Under the California cap-and-trade scheme however an emission allowance means only ‘a limited tradable authorization to emit up to one metric ton of carbon dioxide equivalent’ and in no way constitutes property or a property right.
Final Regulation Order California cap-and-trade scheme (Subchapter 10 Climate Change, Article 5, Sections 95800 to 96023, Title 17, California Code of Regulations, Article 5: CALIFORNIA CAP ON GREENHOUSE GAS EMISSIONS AND MARKET-BASED COMPLIANCE MECHANISMS expressly states in § 95820 (c) that a compliance instrument issued by the California scheme ‘does not constitute property or a property right’:
‘Each compliance instrument issued by the Executive Officer represents a limited authorization to emit up to one metric ton in CO2e of any greenhouse gas specified in section 95810, subject to all applicable limitations specified in this article. No provision of this article may be construed to limit the authority of the Executive Officer to terminate or limit such authorization to emit. A compliance instrument issued by the Executive Officer does not constitute property or a property right’.

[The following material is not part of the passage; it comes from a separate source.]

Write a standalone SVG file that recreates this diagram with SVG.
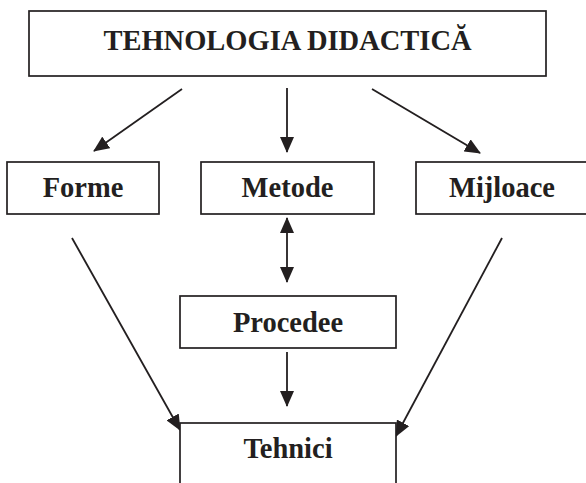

What is the substantiation of this legal concept? The Staff Report: Initial Statement of Reasons Release Date: October 28, 2010 (which contained § 95820 (c) in the same wording as the Final Regulation Order) explains the reasons for such an approach in the following manner:
“Additionally, the Executive Officer retains the right to revoke the authorization contained in the compliance instrument. Finally, compliance instruments do not constitute property or carry property rights. ...
It is necessary for the Executive Officer to retain authority to terminate or limit the “authorization to emit” so that in the case of fraud or market manipulation, ARB has a mechanism to protect the market. Additionally, property rights cannot attach to the compliance instruments because, in the event of federal preemption in the cap-and-trade market or other conditions, California must have the ability to revoke the compliance instruments without creating a loss to the people of California.”
It seems thus that the regulatory uncertainty at the State legislature level with respect to the federal legislation as well as the prudence with respect to the risks of misuse the future experimental cap-and-trade Californian market decided about the contained regulation of the emission allowances nature as a “limited tradable authorization to emit” and not a property right.
On the other hand, the as was indicated in ‘Emissions allowances – are they property rights? Australia and California regulators’ views’ Australian ‘Exposure Draft of the Clean Energy Bill 2011, Commentary on Provisions’ of 28 July 2011 in the very heading (on the page 96) states ‘A carbon unit is a property right’. The Australian draft legislative text further explains in points 3.49 and 3.50 that, ‘A carbon unit issued by the Regulator is personal property and, subject to the requirements of the mechanism, transmissible by assignment (that is, as a result of some form of agreement to transfer the units to another person), by will (that is, as part of a deceased person‘s estate) and by other forms of transfer permitted by law. ...
This will promote confidence in the integrity of carbon units and reduce uncertainty for their holders, and further promote confidence in the development of the market for carbon units.’